Do this: Go through the listing and set it down exactly, leaving out its pictures.

Source material:
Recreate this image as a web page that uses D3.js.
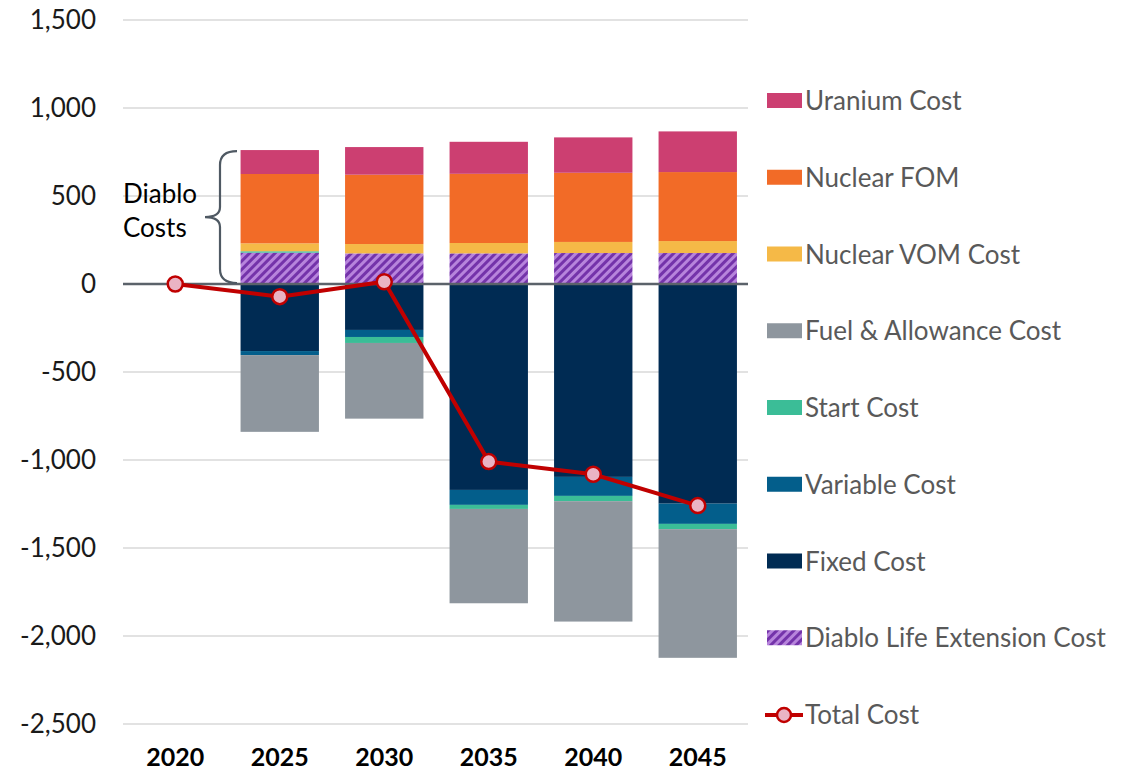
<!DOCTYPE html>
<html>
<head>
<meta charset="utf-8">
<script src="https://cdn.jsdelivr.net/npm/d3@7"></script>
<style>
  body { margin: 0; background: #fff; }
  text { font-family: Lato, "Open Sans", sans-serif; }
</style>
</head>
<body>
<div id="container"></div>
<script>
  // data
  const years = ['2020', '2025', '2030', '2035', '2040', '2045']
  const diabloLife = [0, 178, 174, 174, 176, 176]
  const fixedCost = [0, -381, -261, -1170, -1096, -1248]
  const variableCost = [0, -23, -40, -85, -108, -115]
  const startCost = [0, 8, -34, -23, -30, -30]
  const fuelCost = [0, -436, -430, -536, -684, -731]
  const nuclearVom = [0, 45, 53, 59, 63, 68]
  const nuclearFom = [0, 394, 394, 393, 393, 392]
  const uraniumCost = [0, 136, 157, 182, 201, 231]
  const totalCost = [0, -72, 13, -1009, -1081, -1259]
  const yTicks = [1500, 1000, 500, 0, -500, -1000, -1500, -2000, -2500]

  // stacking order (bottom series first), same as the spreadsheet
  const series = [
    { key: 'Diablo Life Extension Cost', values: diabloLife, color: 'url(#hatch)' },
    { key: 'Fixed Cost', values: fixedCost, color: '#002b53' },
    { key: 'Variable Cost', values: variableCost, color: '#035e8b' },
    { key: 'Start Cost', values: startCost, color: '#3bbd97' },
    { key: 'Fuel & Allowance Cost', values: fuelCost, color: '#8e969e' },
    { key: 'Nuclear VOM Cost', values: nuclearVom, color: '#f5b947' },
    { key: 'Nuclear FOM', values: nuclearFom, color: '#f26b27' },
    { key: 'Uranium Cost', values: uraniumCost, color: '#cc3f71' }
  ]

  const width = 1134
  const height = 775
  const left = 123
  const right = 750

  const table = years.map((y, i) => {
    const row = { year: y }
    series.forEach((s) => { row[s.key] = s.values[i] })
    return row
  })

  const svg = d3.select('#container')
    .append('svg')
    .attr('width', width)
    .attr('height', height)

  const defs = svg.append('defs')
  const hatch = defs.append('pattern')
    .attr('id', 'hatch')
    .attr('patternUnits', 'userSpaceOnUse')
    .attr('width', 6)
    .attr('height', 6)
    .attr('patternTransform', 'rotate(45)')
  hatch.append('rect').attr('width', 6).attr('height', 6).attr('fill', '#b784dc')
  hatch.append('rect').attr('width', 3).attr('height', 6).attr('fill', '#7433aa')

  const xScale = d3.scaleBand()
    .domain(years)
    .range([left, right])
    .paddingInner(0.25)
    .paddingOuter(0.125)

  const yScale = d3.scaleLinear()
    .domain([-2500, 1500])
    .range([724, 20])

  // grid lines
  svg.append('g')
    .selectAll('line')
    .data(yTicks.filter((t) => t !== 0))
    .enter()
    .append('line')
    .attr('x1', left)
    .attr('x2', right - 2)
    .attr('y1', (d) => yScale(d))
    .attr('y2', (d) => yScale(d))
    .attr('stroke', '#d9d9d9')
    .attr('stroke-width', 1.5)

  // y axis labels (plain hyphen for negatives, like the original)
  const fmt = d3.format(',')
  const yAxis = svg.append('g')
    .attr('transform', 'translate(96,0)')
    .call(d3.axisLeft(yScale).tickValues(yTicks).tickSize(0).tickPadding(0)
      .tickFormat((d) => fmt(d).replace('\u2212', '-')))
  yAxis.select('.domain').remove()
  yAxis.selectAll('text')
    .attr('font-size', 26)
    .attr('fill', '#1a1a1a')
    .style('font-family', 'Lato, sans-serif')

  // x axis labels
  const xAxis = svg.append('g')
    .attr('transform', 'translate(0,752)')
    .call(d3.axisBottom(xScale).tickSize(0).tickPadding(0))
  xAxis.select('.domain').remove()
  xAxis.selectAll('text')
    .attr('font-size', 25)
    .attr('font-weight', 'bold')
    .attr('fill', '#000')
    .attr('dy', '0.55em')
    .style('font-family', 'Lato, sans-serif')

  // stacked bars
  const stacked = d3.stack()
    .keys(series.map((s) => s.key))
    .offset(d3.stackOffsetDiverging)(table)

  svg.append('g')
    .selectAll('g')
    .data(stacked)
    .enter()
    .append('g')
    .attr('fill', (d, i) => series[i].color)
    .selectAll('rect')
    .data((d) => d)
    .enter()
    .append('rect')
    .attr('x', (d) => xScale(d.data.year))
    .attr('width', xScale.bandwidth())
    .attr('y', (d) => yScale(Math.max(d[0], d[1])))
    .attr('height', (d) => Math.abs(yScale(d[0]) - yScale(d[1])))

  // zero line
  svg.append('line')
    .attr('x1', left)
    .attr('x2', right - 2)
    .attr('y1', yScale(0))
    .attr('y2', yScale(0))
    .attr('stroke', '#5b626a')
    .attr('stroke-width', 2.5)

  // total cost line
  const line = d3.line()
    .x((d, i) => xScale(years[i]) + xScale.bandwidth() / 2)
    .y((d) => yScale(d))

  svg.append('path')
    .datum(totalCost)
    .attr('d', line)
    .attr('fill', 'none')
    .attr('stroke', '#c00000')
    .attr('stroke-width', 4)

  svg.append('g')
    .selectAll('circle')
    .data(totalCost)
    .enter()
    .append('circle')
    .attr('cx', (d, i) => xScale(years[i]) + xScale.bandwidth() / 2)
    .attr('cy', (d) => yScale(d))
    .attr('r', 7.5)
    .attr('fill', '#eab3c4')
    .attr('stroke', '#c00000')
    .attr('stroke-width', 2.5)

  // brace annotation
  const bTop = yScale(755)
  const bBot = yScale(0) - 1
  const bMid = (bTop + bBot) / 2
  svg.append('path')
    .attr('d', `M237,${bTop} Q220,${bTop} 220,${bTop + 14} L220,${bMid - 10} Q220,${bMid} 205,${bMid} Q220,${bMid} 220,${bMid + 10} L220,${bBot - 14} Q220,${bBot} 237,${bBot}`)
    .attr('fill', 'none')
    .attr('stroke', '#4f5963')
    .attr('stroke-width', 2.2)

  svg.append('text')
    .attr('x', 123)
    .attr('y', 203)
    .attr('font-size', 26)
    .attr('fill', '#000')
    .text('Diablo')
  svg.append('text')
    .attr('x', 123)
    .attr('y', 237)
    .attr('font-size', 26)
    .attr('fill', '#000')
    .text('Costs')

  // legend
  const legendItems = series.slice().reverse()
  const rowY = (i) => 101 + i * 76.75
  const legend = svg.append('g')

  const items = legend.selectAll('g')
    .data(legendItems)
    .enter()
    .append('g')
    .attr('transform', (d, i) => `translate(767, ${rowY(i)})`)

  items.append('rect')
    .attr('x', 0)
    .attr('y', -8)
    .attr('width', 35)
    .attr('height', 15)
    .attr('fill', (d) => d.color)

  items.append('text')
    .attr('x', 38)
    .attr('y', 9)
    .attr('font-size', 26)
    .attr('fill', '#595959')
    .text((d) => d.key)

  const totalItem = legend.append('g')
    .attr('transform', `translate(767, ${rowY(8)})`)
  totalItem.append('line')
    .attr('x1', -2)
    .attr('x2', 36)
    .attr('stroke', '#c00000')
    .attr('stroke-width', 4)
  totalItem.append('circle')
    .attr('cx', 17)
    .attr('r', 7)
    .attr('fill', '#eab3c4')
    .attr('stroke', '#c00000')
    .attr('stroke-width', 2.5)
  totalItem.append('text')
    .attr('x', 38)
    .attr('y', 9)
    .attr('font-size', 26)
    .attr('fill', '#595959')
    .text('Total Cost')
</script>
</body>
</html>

Finished task:
Recreate this image as a web page that uses D3.js.
<!DOCTYPE html>
<html>
<head>
<meta charset="utf-8">
<script src="https://cdn.jsdelivr.net/npm/d3@7"></script>
<style>
  body { margin: 0; background: #fff; }
  text { font-family: Lato, "Open Sans", sans-serif; }
</style>
</head>
<body>
<div id="container"></div>
<script>
  // data
  const years = ['2020', '2025', '2030', '2035', '2040', '2045']
  const diabloLife = [0, 178, 174, 174, 176, 176]
  const fixedCost = [0, -381, -261, -1170, -1096, -1248]
  const variableCost = [0, -23, -40, -85, -108, -115]
  const startCost = [0, 8, -34, -23, -30, -30]
  const fuelCost = [0, -436, -430, -536, -684, -731]
  const nuclearVom = [0, 45, 53, 59, 63, 68]
  const nuclearFom = [0, 394, 394, 393, 393, 392]
  const uraniumCost = [0, 136, 157, 182, 201, 231]
  const totalCost = [0, -72, 13, -1009, -1081, -1259]
  const yTicks = [1500, 1000, 500, 0, -500, -1000, -1500, -2000, -2500]

  // stacking order (bottom series first), same as the spreadsheet
  const series = [
    { key: 'Diablo Life Extension Cost', values: diabloLife, color: 'url(#hatch)' },
    { key: 'Fixed Cost', values: fixedCost, color: '#002b53' },
    { key: 'Variable Cost', values: variableCost, color: '#035e8b' },
    { key: 'Start Cost', values: startCost, color: '#3bbd97' },
    { key: 'Fuel & Allowance Cost', values: fuelCost, color: '#8e969e' },
    { key: 'Nuclear VOM Cost', values: nuclearVom, color: '#f5b947' },
    { key: 'Nuclear FOM', values: nuclearFom, color: '#f26b27' },
    { key: 'Uranium Cost', values: uraniumCost, color: '#cc3f71' }
  ]

  const width = 1134
  const height = 775
  const left = 123
  const right = 750

  const table = years.map((y, i) => {
    const row = { year: y }
    series.forEach((s) => { row[s.key] = s.values[i] })
    return row
  })

  const svg = d3.select('#container')
    .append('svg')
    .attr('width', width)
    .attr('height', height)

  const defs = svg.append('defs')
  const hatch = defs.append('pattern')
    .attr('id', 'hatch')
    .attr('patternUnits', 'userSpaceOnUse')
    .attr('width', 6)
    .attr('height', 6)
    .attr('patternTransform', 'rotate(45)')
  hatch.append('rect').attr('width', 6).attr('height', 6).attr('fill', '#b784dc')
  hatch.append('rect').attr('width', 3).attr('height', 6).attr('fill', '#7433aa')

  const xScale = d3.scaleBand()
    .domain(years)
    .range([left, right])
    .paddingInner(0.25)
    .paddingOuter(0.125)

  const yScale = d3.scaleLinear()
    .domain([-2500, 1500])
    .range([724, 20])

  // grid lines
  svg.append('g')
    .selectAll('line')
    .data(yTicks.filter((t) => t !== 0))
    .enter()
    .append('line')
    .attr('x1', left)
    .attr('x2', right - 2)
    .attr('y1', (d) => yScale(d))
    .attr('y2', (d) => yScale(d))
    .attr('stroke', '#d9d9d9')
    .attr('stroke-width', 1.5)

  // y axis labels (plain hyphen for negatives, like the original)
  const fmt = d3.format(',')
  const yAxis = svg.append('g')
    .attr('transform', 'translate(96,0)')
    .call(d3.axisLeft(yScale).tickValues(yTicks).tickSize(0).tickPadding(0)
      .tickFormat((d) => fmt(d).replace('\u2212', '-')))
  yAxis.select('.domain').remove()
  yAxis.selectAll('text')
    .attr('font-size', 26)
    .attr('fill', '#1a1a1a')
    .style('font-family', 'Lato, sans-serif')

  // x axis labels
  const xAxis = svg.append('g')
    .attr('transform', 'translate(0,752)')
    .call(d3.axisBottom(xScale).tickSize(0).tickPadding(0))
  xAxis.select('.domain').remove()
  xAxis.selectAll('text')
    .attr('font-size', 25)
    .attr('font-weight', 'bold')
    .attr('fill', '#000')
    .attr('dy', '0.55em')
    .style('font-family', 'Lato, sans-serif')

  // stacked bars
  const stacked = d3.stack()
    .keys(series.map((s) => s.key))
    .offset(d3.stackOffsetDiverging)(table)

  svg.append('g')
    .selectAll('g')
    .data(stacked)
    .enter()
    .append('g')
    .attr('fill', (d, i) => series[i].color)
    .selectAll('rect')
    .data((d) => d)
    .enter()
    .append('rect')
    .attr('x', (d) => xScale(d.data.year))
    .attr('width', xScale.bandwidth())
    .attr('y', (d) => yScale(Math.max(d[0], d[1])))
    .attr('height', (d) => Math.abs(yScale(d[0]) - yScale(d[1])))

  // zero line
  svg.append('line')
    .attr('x1', left)
    .attr('x2', right - 2)
    .attr('y1', yScale(0))
    .attr('y2', yScale(0))
    .attr('stroke', '#5b626a')
    .attr('stroke-width', 2.5)

  // total cost line
  const line = d3.line()
    .x((d, i) => xScale(years[i]) + xScale.bandwidth() / 2)
    .y((d) => yScale(d))

  svg.append('path')
    .datum(totalCost)
    .attr('d', line)
    .attr('fill', 'none')
    .attr('stroke', '#c00000')
    .attr('stroke-width', 4)

  svg.append('g')
    .selectAll('circle')
    .data(totalCost)
    .enter()
    .append('circle')
    .attr('cx', (d, i) => xScale(years[i]) + xScale.bandwidth() / 2)
    .attr('cy', (d) => yScale(d))
    .attr('r', 7.5)
    .attr('fill', '#eab3c4')
    .attr('stroke', '#c00000')
    .attr('stroke-width', 2.5)

  // brace annotation
  const bTop = yScale(755)
  const bBot = yScale(0) - 1
  const bMid = (bTop + bBot) / 2
  svg.append('path')
    .attr('d', `M237,${bTop} Q220,${bTop} 220,${bTop + 14} L220,${bMid - 10} Q220,${bMid} 205,${bMid} Q220,${bMid} 220,${bMid + 10} L220,${bBot - 14} Q220,${bBot} 237,${bBot}`)
    .attr('fill', 'none')
    .attr('stroke', '#4f5963')
    .attr('stroke-width', 2.2)

  svg.append('text')
    .attr('x', 123)
    .attr('y', 203)
    .attr('font-size', 26)
    .attr('fill', '#000')
    .text('Diablo')
  svg.append('text')
    .attr('x', 123)
    .attr('y', 237)
    .attr('font-size', 26)
    .attr('fill', '#000')
    .text('Costs')

  // legend
  const legendItems = series.slice().reverse()
  const rowY = (i) => 101 + i * 76.75
  const legend = svg.append('g')

  const items = legend.selectAll('g')
    .data(legendItems)
    .enter()
    .append('g')
    .attr('transform', (d, i) => `translate(767, ${rowY(i)})`)

  items.append('rect')
    .attr('x', 0)
    .attr('y', -8)
    .attr('width', 35)
    .attr('height', 15)
    .attr('fill', (d) => d.color)

  items.append('text')
    .attr('x', 38)
    .attr('y', 9)
    .attr('font-size', 26)
    .attr('fill', '#595959')
    .text((d) => d.key)

  const totalItem = legend.append('g')
    .attr('transform', `translate(767, ${rowY(8)})`)
  totalItem.append('line')
    .attr('x1', -2)
    .attr('x2', 36)
    .attr('stroke', '#c00000')
    .attr('stroke-width', 4)
  totalItem.append('circle')
    .attr('cx', 17)
    .attr('r', 7)
    .attr('fill', '#eab3c4')
    .attr('stroke', '#c00000')
    .attr('stroke-width', 2.5)
  totalItem.append('text')
    .attr('x', 38)
    .attr('y', 9)
    .attr('font-size', 26)
    .attr('fill', '#595959')
    .text('Total Cost')
</script>
</body>
</html>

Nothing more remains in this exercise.